The disagreements with other settlers described in Vowell's book are nearly all about Christian doctrine. The Pilgrims at Plymouth Rock were separatists, wanting nothing to do with England, but the Puritans of Massachusetts want to "purify" the Church of England, not divorce themselves from it. While disagreements arise with many people, Roger Williams is a major thorn in Winthrop's side. Williams is major troublemaker in Massachusetts, and is finally banished to Rhode Island, where as governor he makes a law that gives all who live there the freedom from government interference in their religious practices. Vowell makes it clear that the view of Williams as a proto-Jefferson is not correct. Williams is happy to make sure the government can't banish you for believing in something different from what he believes, but he is convinced that those who disagree with him will be banished to hell by God when the time comes.
At the end of the book, Anne Hutchinson, the second major irritant to Winthrop, becomes a central character. Like Williams before her, she is banished from Massachusetts Bay because of religious differences with the ruling counsel. Unlike Williams, whose doctrine was harsh and social skills weak, Hutchinson was a threat because she was far too popular, and she had the support of James Cotton, the most prominent preacher in the colony. While Williams wrote many sermons and pamphlets which survive, Hurchinson's work does not survive, so we only have her words at her trial and the record of her achievements.
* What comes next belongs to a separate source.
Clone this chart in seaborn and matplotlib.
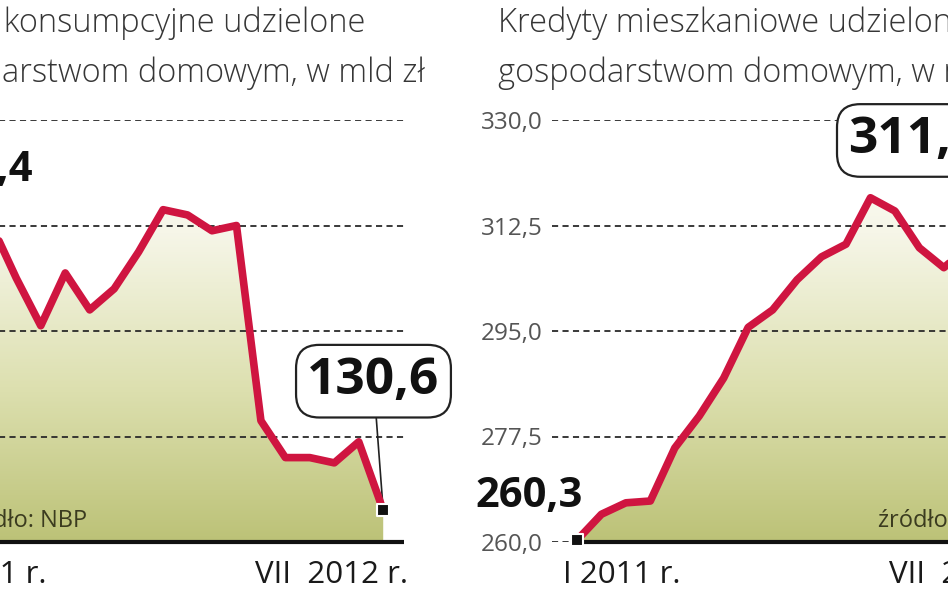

Vowell, who is not herself religious, is fascinated by the doctrinal debates and chooses sides, though she clearly is not ready to become part of any of the congregations lead by any of the characters in her book. Her own relationship with religion came to a crossroads when attending church as a child eight times a week meant missing the start of Charlie's Angels, and in her case, the better coiffed angels of her nature won.
I heartily recommend both of these books, quick reads, entertaining and informative. The next book I will be carrying on BART is Nassim Taleb's The Black Swan, which was recommended to me by my old high school buddy Steve Lilley.